The LoTUS consists of a spherical polystyrene shell attached to an anchor, known as a bottom lander. The shell can withstand conditions found at depths down to 2000m and contains all the necessary hardware for long-term sampling of temperature, current, conductivity and pressure.

Upon reaching an area of interest, the LoTUS is launched from a ship (with an aircraft launch in the works) and quickly sinks to the seafloor. Data samples are taken every hour or so, and are stored in the LoTUS EEPROM memory which offers a data retention capability of over 100 years. After a pre-set duration, e.g. 1-10 years, the LoTUS buoy will separate from the anchor thanks to electrolytically accelerated corrosion of a steel coil. The LoTUS buoy will then float back up to the water’s surface which will hopefully be ice-free.

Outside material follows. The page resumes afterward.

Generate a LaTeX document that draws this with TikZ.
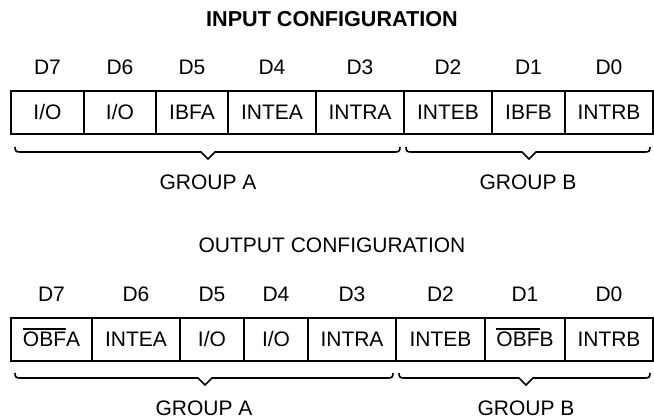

At the surface, the LoTUS buoy will be thousands of kilometers away from the closest research team and will likely not be collected by an expedition any time soon. Thus, it will be necessary to send its valuable data back wirelessly. It’s here that the RockBLOCK Mk2’s satellite communications capability comes into play.

As soon as a clear view of the sky is detected by the RockBLOCK, a couple of hundred SBD-messages containing compressed LoTUS data are transmitted up to Iridium. This data is then sent to Rock Seven (now trading as Ground Control) servers which, in turn, push it to an endpoint specified by the research team.

Following the completion of the first part of its mission as a bottom lander, the LoTUS now has a new lease on life as a drifter beacon. For the next few months, it will measure and transmit both buoy GPS positions and surface water temperature, sending data back to researchers in near real-time.

With the help of the newly established Iridium link and the Ground Control API, it will then also be possible to reconfigure the LoTUS buoy’s sampling interval and duration so as to save battery and extend the surface mission further.